§ **YOUR TASK**: Select from the data all lines with the word "page".

§ **SUPPLIED INFORMATION**:
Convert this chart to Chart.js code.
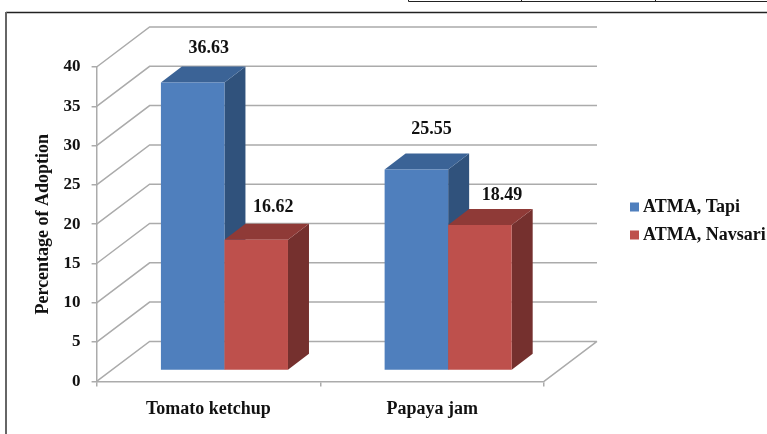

---

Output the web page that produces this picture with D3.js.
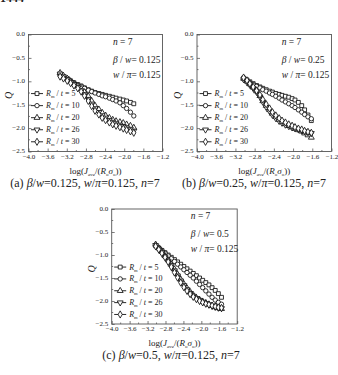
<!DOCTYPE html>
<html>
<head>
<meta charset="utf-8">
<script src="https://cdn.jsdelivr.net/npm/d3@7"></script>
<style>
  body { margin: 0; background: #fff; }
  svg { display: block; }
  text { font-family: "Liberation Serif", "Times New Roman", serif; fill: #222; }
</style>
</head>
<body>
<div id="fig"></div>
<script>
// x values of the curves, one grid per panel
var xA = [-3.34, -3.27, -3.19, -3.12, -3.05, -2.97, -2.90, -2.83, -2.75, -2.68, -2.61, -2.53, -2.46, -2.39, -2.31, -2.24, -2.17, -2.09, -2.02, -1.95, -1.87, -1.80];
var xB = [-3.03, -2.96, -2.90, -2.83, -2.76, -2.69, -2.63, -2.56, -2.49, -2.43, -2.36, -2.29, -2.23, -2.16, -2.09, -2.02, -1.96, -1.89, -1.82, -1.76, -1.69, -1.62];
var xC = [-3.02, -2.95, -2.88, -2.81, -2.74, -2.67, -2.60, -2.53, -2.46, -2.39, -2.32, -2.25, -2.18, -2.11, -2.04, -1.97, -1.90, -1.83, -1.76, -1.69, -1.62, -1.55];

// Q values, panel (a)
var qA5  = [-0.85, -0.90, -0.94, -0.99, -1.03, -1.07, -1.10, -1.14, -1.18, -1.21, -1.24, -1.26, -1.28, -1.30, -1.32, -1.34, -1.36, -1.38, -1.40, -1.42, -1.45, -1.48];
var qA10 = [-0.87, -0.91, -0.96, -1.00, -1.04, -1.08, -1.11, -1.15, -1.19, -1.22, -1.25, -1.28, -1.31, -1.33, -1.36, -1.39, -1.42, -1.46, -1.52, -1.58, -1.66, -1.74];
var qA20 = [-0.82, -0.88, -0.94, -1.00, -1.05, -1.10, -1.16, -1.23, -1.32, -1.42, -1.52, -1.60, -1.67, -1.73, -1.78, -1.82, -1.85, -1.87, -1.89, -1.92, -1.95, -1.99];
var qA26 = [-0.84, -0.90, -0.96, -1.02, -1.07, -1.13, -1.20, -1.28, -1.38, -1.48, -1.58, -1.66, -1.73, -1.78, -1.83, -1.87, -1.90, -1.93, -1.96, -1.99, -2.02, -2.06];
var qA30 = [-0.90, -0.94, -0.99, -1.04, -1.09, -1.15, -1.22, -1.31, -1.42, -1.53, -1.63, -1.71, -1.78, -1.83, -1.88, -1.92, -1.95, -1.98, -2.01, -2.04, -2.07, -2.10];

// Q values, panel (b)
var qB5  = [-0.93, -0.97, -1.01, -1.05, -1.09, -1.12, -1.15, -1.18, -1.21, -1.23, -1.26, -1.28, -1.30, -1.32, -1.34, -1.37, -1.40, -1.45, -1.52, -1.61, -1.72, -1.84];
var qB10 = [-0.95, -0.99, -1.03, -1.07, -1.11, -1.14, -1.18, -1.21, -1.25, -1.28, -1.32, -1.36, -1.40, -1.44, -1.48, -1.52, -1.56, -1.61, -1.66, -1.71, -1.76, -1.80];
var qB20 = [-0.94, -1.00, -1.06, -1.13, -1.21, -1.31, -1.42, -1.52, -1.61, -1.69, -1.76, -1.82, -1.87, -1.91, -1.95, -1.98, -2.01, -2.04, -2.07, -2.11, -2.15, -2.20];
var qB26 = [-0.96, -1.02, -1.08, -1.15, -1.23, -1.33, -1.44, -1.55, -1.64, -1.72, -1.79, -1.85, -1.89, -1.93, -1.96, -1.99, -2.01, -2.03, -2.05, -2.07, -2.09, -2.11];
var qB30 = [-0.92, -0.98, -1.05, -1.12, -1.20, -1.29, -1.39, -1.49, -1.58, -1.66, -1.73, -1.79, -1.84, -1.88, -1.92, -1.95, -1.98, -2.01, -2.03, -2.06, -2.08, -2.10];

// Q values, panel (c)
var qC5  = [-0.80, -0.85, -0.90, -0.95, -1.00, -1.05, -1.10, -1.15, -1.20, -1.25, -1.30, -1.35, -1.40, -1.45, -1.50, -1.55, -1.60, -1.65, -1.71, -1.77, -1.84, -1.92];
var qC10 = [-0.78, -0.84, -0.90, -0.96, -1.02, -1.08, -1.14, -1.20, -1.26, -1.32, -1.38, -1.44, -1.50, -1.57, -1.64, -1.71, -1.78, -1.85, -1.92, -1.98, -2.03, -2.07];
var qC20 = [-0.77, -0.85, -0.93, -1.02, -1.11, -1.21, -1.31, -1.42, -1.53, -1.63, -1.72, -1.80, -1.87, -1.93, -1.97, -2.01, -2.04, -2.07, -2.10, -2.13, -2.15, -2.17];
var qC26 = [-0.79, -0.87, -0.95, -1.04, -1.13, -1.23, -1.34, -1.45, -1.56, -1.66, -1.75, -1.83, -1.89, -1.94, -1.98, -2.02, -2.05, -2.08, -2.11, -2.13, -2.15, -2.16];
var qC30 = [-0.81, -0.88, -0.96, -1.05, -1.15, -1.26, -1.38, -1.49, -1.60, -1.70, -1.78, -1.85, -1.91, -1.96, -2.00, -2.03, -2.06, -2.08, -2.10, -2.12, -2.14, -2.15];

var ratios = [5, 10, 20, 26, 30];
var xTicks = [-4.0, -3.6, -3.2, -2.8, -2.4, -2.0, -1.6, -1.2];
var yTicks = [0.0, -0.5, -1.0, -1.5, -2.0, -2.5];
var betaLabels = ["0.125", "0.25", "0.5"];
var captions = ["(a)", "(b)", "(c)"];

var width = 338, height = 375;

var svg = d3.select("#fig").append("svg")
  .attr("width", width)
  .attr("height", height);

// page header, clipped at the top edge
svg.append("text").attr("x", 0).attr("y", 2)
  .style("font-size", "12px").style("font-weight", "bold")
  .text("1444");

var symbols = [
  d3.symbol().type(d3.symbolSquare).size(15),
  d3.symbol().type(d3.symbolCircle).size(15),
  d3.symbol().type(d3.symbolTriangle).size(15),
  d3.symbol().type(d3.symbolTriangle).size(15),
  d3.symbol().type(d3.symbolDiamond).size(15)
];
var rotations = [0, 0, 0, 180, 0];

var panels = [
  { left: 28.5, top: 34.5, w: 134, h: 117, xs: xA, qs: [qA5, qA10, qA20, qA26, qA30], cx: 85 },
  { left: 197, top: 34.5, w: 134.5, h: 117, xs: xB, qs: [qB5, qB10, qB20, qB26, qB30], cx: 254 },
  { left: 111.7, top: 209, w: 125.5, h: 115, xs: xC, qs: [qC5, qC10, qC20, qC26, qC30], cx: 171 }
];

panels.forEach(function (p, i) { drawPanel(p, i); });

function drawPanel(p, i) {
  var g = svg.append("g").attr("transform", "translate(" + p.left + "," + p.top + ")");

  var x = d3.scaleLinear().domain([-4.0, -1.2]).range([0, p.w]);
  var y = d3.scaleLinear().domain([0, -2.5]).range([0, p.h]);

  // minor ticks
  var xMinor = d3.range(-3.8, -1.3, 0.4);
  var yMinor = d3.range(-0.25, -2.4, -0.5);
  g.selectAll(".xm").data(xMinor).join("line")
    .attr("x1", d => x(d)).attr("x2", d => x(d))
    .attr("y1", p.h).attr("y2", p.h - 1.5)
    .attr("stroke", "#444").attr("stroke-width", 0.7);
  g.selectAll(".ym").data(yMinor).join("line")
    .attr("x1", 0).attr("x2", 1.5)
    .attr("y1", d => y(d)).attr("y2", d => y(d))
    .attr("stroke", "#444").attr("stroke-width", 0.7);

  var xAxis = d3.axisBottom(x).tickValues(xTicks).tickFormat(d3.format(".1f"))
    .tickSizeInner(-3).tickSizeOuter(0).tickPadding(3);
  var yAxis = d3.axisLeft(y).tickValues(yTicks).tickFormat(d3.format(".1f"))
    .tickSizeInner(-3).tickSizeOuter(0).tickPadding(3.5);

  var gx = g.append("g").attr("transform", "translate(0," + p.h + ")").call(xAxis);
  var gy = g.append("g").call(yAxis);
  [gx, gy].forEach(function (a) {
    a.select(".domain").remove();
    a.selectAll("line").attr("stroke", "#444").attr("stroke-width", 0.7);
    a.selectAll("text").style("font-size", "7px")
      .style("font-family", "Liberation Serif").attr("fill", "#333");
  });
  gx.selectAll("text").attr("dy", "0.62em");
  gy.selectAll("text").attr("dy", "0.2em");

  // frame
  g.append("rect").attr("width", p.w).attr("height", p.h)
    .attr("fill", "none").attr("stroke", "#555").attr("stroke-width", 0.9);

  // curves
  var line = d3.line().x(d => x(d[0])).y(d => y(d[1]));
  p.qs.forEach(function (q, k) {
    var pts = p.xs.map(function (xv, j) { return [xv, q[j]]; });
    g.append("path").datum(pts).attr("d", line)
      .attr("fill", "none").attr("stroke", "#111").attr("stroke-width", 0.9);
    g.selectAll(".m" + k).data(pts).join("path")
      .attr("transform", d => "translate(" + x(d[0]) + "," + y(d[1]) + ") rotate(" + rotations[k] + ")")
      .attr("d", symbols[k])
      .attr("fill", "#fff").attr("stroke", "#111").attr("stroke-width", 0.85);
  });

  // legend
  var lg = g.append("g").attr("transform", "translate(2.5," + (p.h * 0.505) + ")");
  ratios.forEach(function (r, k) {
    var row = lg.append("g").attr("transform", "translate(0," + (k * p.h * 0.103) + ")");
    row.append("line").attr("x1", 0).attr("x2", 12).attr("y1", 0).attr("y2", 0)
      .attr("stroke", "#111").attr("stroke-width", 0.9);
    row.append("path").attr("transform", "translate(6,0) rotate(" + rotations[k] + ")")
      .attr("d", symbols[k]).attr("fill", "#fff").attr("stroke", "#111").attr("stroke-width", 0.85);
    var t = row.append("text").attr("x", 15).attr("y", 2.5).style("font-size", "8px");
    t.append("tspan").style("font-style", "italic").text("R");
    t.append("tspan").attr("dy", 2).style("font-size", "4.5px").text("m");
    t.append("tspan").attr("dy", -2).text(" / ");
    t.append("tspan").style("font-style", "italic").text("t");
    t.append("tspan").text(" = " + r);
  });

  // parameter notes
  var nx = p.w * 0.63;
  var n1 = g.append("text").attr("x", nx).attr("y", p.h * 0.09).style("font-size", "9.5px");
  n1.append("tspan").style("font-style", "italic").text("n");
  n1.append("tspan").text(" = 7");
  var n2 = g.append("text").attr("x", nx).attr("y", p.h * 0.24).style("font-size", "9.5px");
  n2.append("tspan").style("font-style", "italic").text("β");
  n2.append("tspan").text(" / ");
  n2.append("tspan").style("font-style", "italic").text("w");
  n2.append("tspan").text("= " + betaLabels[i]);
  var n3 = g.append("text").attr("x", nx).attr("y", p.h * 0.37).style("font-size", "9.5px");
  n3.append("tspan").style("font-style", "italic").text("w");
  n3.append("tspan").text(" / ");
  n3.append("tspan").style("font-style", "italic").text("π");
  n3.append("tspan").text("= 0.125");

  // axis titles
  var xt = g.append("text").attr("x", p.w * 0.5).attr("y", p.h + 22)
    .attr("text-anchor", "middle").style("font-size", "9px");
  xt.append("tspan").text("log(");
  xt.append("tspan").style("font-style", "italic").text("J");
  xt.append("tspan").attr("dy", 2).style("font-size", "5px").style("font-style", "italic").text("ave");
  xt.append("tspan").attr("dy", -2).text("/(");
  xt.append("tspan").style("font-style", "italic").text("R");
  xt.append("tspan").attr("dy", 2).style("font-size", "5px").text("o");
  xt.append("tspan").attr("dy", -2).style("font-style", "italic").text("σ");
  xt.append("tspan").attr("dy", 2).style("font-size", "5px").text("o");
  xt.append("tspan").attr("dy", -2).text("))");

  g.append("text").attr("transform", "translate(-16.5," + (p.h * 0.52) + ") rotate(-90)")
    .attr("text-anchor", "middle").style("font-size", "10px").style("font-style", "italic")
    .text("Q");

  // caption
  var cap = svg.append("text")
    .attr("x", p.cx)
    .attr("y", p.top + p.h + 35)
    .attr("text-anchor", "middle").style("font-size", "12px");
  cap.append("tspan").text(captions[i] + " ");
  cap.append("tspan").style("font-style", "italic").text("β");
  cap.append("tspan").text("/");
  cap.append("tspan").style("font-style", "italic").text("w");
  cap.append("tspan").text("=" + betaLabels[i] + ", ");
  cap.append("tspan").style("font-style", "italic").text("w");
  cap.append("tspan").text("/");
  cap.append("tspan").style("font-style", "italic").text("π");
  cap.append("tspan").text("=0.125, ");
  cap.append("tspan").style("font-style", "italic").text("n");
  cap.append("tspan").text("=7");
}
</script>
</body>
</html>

* * *

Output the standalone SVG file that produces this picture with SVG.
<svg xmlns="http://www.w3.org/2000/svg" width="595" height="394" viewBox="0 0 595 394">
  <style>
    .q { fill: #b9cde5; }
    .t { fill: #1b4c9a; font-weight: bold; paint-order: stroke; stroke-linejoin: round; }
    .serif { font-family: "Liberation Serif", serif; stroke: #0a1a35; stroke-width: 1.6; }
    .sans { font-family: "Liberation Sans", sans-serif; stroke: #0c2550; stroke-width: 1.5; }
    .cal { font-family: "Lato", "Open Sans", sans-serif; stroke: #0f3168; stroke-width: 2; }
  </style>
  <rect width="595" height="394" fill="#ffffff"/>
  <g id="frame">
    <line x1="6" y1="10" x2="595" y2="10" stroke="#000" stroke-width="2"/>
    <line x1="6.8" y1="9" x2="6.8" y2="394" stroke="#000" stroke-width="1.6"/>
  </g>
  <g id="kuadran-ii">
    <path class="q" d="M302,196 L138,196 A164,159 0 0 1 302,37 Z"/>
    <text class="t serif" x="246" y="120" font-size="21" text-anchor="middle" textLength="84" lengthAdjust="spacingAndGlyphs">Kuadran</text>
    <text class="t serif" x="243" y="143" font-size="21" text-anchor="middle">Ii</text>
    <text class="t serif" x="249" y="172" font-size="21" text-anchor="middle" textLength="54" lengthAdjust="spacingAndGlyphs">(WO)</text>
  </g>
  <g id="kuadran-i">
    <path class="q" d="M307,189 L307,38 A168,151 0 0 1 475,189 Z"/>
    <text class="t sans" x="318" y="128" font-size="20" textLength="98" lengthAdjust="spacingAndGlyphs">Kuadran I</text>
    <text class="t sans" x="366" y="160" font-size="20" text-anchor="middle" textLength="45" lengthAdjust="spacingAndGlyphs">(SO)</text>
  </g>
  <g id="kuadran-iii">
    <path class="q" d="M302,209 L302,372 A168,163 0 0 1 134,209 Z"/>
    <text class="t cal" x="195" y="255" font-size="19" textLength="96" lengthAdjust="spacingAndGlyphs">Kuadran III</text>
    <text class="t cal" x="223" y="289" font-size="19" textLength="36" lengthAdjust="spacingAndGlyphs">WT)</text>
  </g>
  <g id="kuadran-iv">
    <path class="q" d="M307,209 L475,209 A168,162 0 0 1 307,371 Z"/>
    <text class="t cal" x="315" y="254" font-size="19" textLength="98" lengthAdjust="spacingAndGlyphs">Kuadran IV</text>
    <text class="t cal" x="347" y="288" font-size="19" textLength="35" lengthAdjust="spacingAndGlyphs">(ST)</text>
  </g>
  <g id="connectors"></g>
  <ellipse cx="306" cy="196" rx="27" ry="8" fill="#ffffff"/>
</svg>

§ **WRITTEN REPLY**:
Output the web page that produces this picture with D3.js.
// page header, clipped at the top edge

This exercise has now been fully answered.